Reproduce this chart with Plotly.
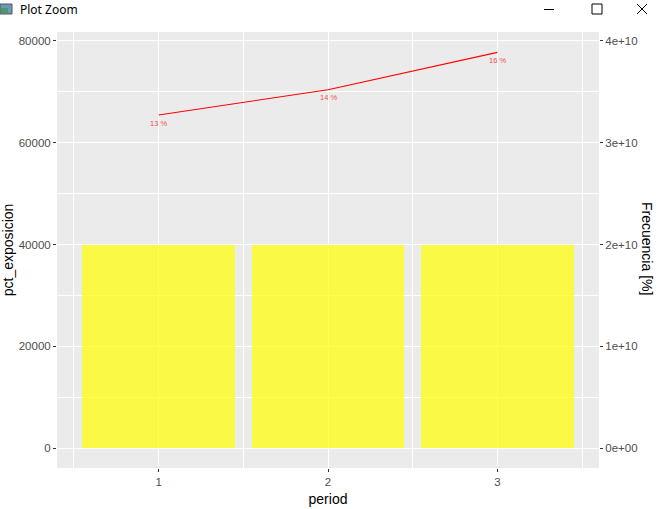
import plotly.graph_objects as go

# ---- data ----
periods = [1, 2, 3]
exposicion = [40000, 40000, 40000]
line_values = [65400, 70370, 77700]
pct_labels = ["13 %", "14 %", "16 %"]
left_ticks = [0, 20000, 40000, 60000, 80000]
right_ticks = [0, 1e10, 2e10, 3e10, 4e10]
right_ticktext = ["0e+00", "1e+10", "2e+10", "3e+10", "4e+10"]
sec_factor = 5e5

W, H = 662, 509
L, R, T, B = 57, 63, 32, 41
PW, PH = W - L - R, H - T - B

def px(x):
    return (x - L) / PW

def py(y):
    return (H - B - y) / PH

yr = [-3850, 81700]
font = "Liberation Sans, Arial, sans-serif"

fig = go.Figure()
fig.add_trace(go.Bar(x=periods, y=exposicion, width=0.9,
                     marker=dict(color="rgba(255,255,0,0.7)", line=dict(width=0)),
                     showlegend=False, hoverinfo="skip"))
fig.add_trace(go.Scatter(x=periods, y=line_values, mode="lines",
                         line=dict(color="red", width=1.1),
                         showlegend=False, hoverinfo="skip"))
# invisible trace to activate secondary axis
fig.add_trace(go.Scatter(x=[periods[0]], y=[0], yaxis="y2", mode="markers",
                         marker=dict(opacity=0), showlegend=False, hoverinfo="skip"))

for xv, yv, lab in zip(periods, line_values, pct_labels):
    fig.add_annotation(x=xv, y=yv, text=lab, showarrow=False, yshift=-8,
                       font=dict(color="#f44c4c", size=7.5, family=font))

axis_common = dict(showline=False, zeroline=False, ticks="outside", ticklen=3,
                   tickcolor="#333333", tickwidth=1.1, automargin=False,
                   tickfont=dict(color="#4d4d4d", size=11.5, family=font))

fig.update_layout(
    width=W, height=H,
    margin=dict(l=L, r=R, t=T, b=B, autoexpand=False),
    paper_bgcolor="white", plot_bgcolor="#ebebeb",
    bargap=0,
    font=dict(family=font),
    xaxis=dict(range=[0.4, 3.6], tickvals=periods, ticktext=[str(p) for p in periods],
               showgrid=True, gridcolor="white", gridwidth=1.1,
               minor=dict(tick0=0.5, dtick=1, showgrid=True, gridcolor="white", gridwidth=0.55, ticks=""),
               title=dict(text="period", font=dict(size=14, color="black"), standoff=7),
               **axis_common),
    yaxis=dict(range=yr, tickvals=left_ticks, ticktext=[str(v) for v in left_ticks],
               showgrid=True, gridcolor="white", gridwidth=1.1,
               minor=dict(tick0=10000, dtick=20000, showgrid=True, gridcolor="white", gridwidth=0.55, ticks=""),
               title=dict(text="pct_exposicion", font=dict(size=14, color="black"), standoff=4),
               **axis_common),
    yaxis2=dict(range=[v * sec_factor for v in yr], overlaying="y", side="right",
                tickvals=right_ticks, ticktext=right_ticktext, showgrid=False,
                **axis_common),
)

# right axis title (rotated clockwise)
fig.add_annotation(text="Frecuencia [%]", xref="paper", yref="paper",
                   x=px(647), y=py(248), xanchor="center", yanchor="middle",
                   textangle=90, showarrow=False,
                   font=dict(size=14, color="black", family=font))

# ---- window title bar ----
fig.add_shape(type="rect", xref="paper", yref="paper", x0=px(0), x1=px(W), y0=py(21), y1=py(0),
              fillcolor="white", line=dict(width=0), layer="above")
fig.add_shape(type="rect", xref="paper", yref="paper", x0=px(0), x1=px(12), y0=py(14), y1=py(4),
              fillcolor="#6a9bb8", line=dict(color="#555555", width=1), layer="above")
fig.add_shape(type="rect", xref="paper", yref="paper", x0=px(1), x1=px(8), y0=py(13), y1=py(8),
              fillcolor="#4a9a6a", line=dict(width=0), layer="above")
fig.add_annotation(text="Plot Zoom", xref="paper", yref="paper", x=px(18), y=py(9.5),
                   xanchor="left", yanchor="middle", showarrow=False,
                   font=dict(size=12, color="black", family="Noto Sans, sans-serif"))
fig.add_shape(type="line", xref="paper", yref="paper", x0=px(544), x1=px(554), y0=py(9.5), y1=py(9.5),
              line=dict(color="black", width=1), layer="above")
fig.add_shape(type="rect", xref="paper", yref="paper", x0=px(592), x1=px(602), y0=py(14), y1=py(4),
              line=dict(color="black", width=1), layer="above")
fig.add_shape(type="line", xref="paper", yref="paper", x0=px(637), x1=px(647), y0=py(14), y1=py(4),
              line=dict(color="black", width=1), layer="above")
fig.add_shape(type="line", xref="paper", yref="paper", x0=px(637), x1=px(647), y0=py(4), y1=py(14),
              line=dict(color="black", width=1), layer="above")

fig.write_html("out.html", config={"displayModeBar": False},
               post_script="document.body.style.margin='0';document.body.style.overflow='hidden';")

AIM
Up to and including the line with "return (H - B - y) / PH", copy the data above from its first line. Skip pictures.

SOLUTION FOR THIS EXERCISE
Reproduce this chart with Plotly.
import plotly.graph_objects as go

# ---- data ----
periods = [1, 2, 3]
exposicion = [40000, 40000, 40000]
line_values = [65400, 70370, 77700]
pct_labels = ["13 %", "14 %", "16 %"]
left_ticks = [0, 20000, 40000, 60000, 80000]
right_ticks = [0, 1e10, 2e10, 3e10, 4e10]
right_ticktext = ["0e+00", "1e+10", "2e+10", "3e+10", "4e+10"]
sec_factor = 5e5

W, H = 662, 509
L, R, T, B = 57, 63, 32, 41
PW, PH = W - L - R, H - T - B

def px(x):
    return (x - L) / PW

def py(y):
    return (H - B - y) / PH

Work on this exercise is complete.